The Operations Management Triangle

 

The Necessity of Trade-offs

The operations management triangle illustrates the relationships between capacity, inventory, and information. While organizations may strive for low inventory, high capacity, and an abundance of information, most fall short in at least one of these areas. Fortunately, a lack in any one of these areas can be compensated by excellence in another–this substitution concept is the premise of the OM triangle. Understanding the necessity of these trade-offs is essential for successful operations.

OM Triangle

Inventory

In most cases, inventory reduction leads to a more efficient operation. However, as inventory decreases, the probability of experiencing a stock-out increases. Most organizations keep enough inventory to match normal demand, plus some amount of buffer inventory to cover a reasonable amount of demand variation. In other words, buffer inventory is needed to hedge against a lack of information, i.e. variation in demand, or, a lack of capacity to respond to variation.

Capacity

Like inventory, organizations should strive to have enough capacity to match normal demand in addition to buffer capacity to hedge against variability–typically this means keeping utilization between 70-85%. Having too much capacity wastes resources and ties up capital, e.g. idle machines or workers. Having too little capacity, e.g. utilization greater than 85%, can cause lead times to increase exponentially. As information increases, such as demand forecasts, required capacity decreases.

Utilization and Variability

Information

It’s unlikely an organization will ever suffer from an overabundance of information. Many emerging trends in business are focused on increasing the ease of access and completeness of information. Big data analytics, the internet of things (IoT), industry 4.0, business intelligence software, and machine learning are all driven by information.

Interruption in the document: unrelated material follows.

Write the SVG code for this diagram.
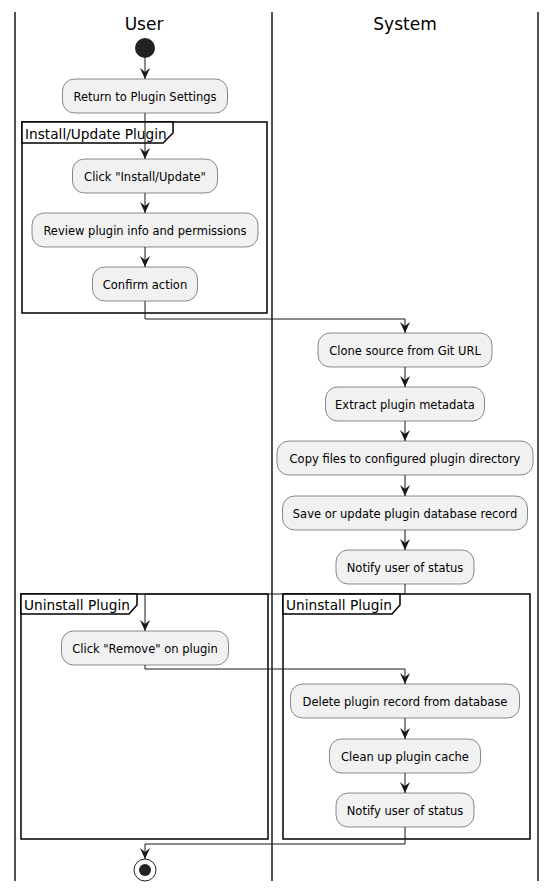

While different organizations have different strategies regarding customer demand, all strategies should aim to match demand as close as possible–not to exceed or fall short of demand. To perfectly match demand would mean having total knowledge of how much inventory or capacity is required at any given time. While such knowledge is impossible to attain in most cases, the relationships illustrated by the OM triangle reveals that a lack of information can be substituted for additional inventory or capacity. The compounding effect of a lack of information within a supply chain is often illustrated by the bullwhip effect, in which the variation of customer demand drives increasing variability in demand up the supply chain from the retailers, wholesalers, distributors, manufacturers and raw material suppliers.

Bull-Whip Effect

Sources

Lovejoy, W. S. (1998), Integrated Operations: A Proposal for Operations Management Teaching and Research. Production and Operations Management, 7: 106–124. doi:10.1111/j.1937-5956.1998.tb00443.x

Kingman, J. (1962). On Queues in Heavy Traffic. Journal of the Royal Statistical Society. Series B (Methodological), 24(2), 383-392.